Why do you need an attorney to help plan your estate?
Although there is quite a bit of legal and financial information available for free on the Internet, not all this information is accurate or up to date. Estate laws are very unique to each state, so if you're not searching for these specific laws, you may be making the wrong planning decision. If your will is not properly executed or violates state laws, it may be thrown out by the probate court -- meaning that your well-intentioned attempts to pass assets to certain family members can fail.
By consulting an attorney who is licensed in your state, such as Edward G. Foster, you can ensure that your hopes and plans for your assets and surviving family members will be valid and properly enforced. Your attorney can also talk situations out with you to ensure that you are minimizing any tax liability for your estate and helping your money go as far as possible. Often, the financial savings realized by using an estate attorney are substantially more than the fee you paid for preparation of your will or trust.
Are there any situations in which you don't need an attorney?
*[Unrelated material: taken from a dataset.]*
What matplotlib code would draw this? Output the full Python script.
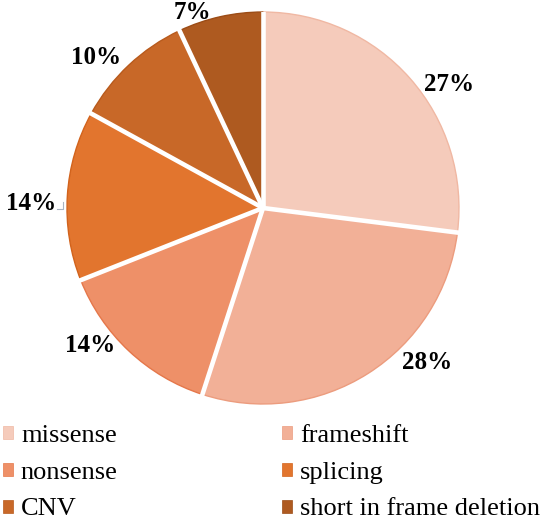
import matplotlib.pyplot as plt
from matplotlib.patches import Patch
import numpy as np

categories = ['missense', 'frameshift', 'nonsense', 'splicing', 'CNV', 'short in frame deletion']
percents = [27, 28, 14, 14, 10, 7]
colors = ['#F5CBBB', '#F2B097', '#EE9068', '#E2752E', '#C86828', '#AE5A20']
edge_colors = ['#F0B8A3', '#EC9C7E', '#E5774A', '#D2631C', '#B85A1C', '#9C4C16']

plt.rcParams['font.family'] = ['Liberation Serif', 'DejaVu Serif']

fig = plt.figure(figsize=(5.46, 5.2), dpi=100)
ax = fig.add_axes([0.1227, 0.2231, 0.7179, 0.7538])

wedges, _ = ax.pie(percents, colors=colors, startangle=90, counterclock=False,
                   radius=1.0, wedgeprops=dict(linewidth=1.0))
for w, ec in zip(wedges, edge_colors):
    w.set_edgecolor(ec)

# white gaps between slices
for w in wedges:
    a = np.deg2rad(w.theta1)
    ax.plot([0, 1.03 * np.cos(a)], [0, 1.03 * np.sin(a)], color='white',
            linewidth=3.3, solid_capstyle='butt', zorder=3)

# label placement: (angle offset from wedge middle in degrees, radial distance)
label_pos = [(-7.9, 1.138), (14.4, 1.148), (-8.4, 1.126), (2.6, 1.181), (4.7, 1.148), (7.4, 1.059)]
for w, p, (da, r) in zip(wedges, percents, label_pos):
    mid = np.deg2rad((w.theta1 + w.theta2) / 2 + da)
    ax.text(r * np.cos(mid), r * np.sin(mid), f'{p}%', ha='center', va='center',
            fontsize=18, fontweight='bold')

# small leader line on the splicing label
ax.plot([-1.051, -1.020, -1.020], [-0.007, -0.007, 0.031], color='#A9B4C2',
        linewidth=0.8, clip_on=False)

ax.set_xlim(-1, 1)
ax.set_ylim(-1, 1)
ax.set_aspect('equal')
ax.axis('off')

for col, x0 in zip([[0, 2, 4], [1, 3, 5]], [3 / 546, 282 / 546]):
    handles = [Patch(facecolor=colors[i], edgecolor=edge_colors[i], linewidth=0.5) for i in col]
    labels = [categories[i] for i in col]
    leg = fig.legend(handles, labels, loc='center left', bbox_to_anchor=(x0, 0.091),
                     frameon=False, fontsize=19, handlelength=0.38, handleheight=0.38,
                     handletextpad=0.3, labelspacing=0.56, borderaxespad=0, borderpad=0)

fig.savefig('out.png', dpi=100)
If you are single or happily married, child-free, and don't plan to make any posthumous donations to charity or other organizations, you may not yet need a will. Each state has its own laws governing the distribution of an adult's assets and debts upon death, called "intestate succession" laws. In most states, if you die without a spouse or children, your assets will pass on to your parents, siblings, or nieces and nephews in a certain order. If you're happy with how your assets would pass on under these laws, it's not necessary to have a will in order to confirm your decision. However, the intestate probate process is generally a bit lengthier than the process in place when a will is used.